A nurse came in to take vital signs and see if I needed anything. She had pale skin, red hair. I thanked her as she left.

Walsh said: “You get out of here, Lewis, I’m taking you for the best steak dinner you ever had.”

“Take me along, you’re gonna find it cuts into your choice of places.”

“There is that.” He grinned. “Might just have to put cuffs on you and tell ’em you’re in custody.”

“You’re a desperate man.”

“Take care, Lewis.”

He started out.

“You never mentioned what you were doing there,” I said.

He turned back. “Same thing as you. The bus driver that got shot on Carondelet?”

I nodded.

“That was my brother.”

Chapter Eleven

We settled on breakfast. I still owe you that steak dinner then, Walsh told me. You don’t owe me one damn thing, I told him.

I was awake, out of bed and dressed when the nurse came in at six. It was still mostly dark outside, light nibbling at the sky’s borders in the window.

You’re supposed to be in bed, Mr. Griffin.

Do I need to sign anything on my way out?

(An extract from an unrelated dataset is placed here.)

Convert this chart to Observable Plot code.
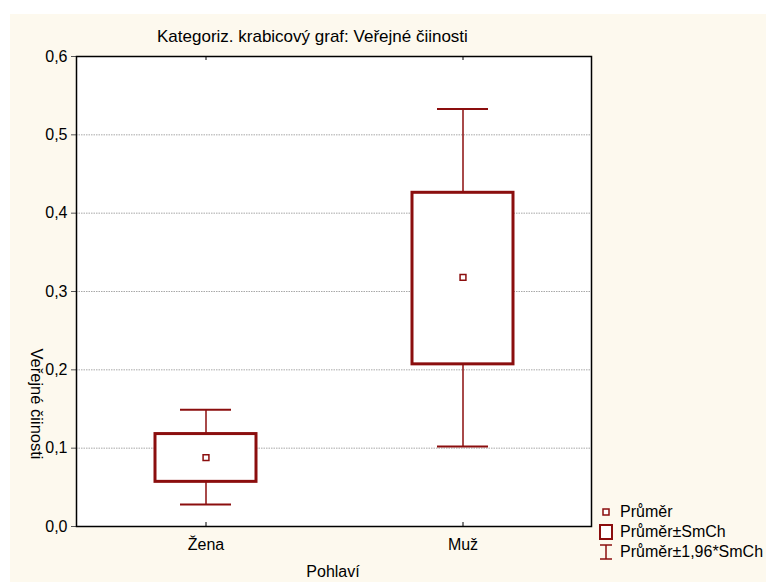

Administration’s not open till eight.

That could be a problem.

I’d have to call the resident on duty, probably the administrator too.

Please.

I have a lot of things that need taking care of, Mr. Griffin, lots of other patients to see.

I’m sure you do.

She sighed.

I never saw the resident or administrator on call. But six brusque phone conversations later I pushed open the front doors of Touro to find Walsh waiting at the curb in his blue Corvair.

“Need a lift, sailor? Steak dinner perhaps?”

“Little early for dinner, you think?”

He shrugged. “Always dinnertime somewhere.”

In the car I asked him how he knew when I’d be leaving. He said he had me figured for the kind who’d try to slip through the crack of dawn. Patience not being a particular virtue of yours, he said. Or mine either for that matter, he added after a moment.

He cut over to St. Charles heading downtown.

“Breakfast be okay, for now?” he asked, and when I said sure, he hauled the little car into the neutral ground for a U-turn back up toward Napoleon. We pulled into the K amp;B there just as I was telling him he didn’t owe me a thing.

The breakfast special, three eggs, bacon, grits and biscuit, coffee included, was $1.49. But first we had to sit at an empty table a while waiting. Walsh finally got up, went over and spoke to the waitress behind the counter, who’d been pointedly ignoring us. She almost beat him back to the table with coffee and menus, and a broad smile, for us both. Sallye, her nametag said.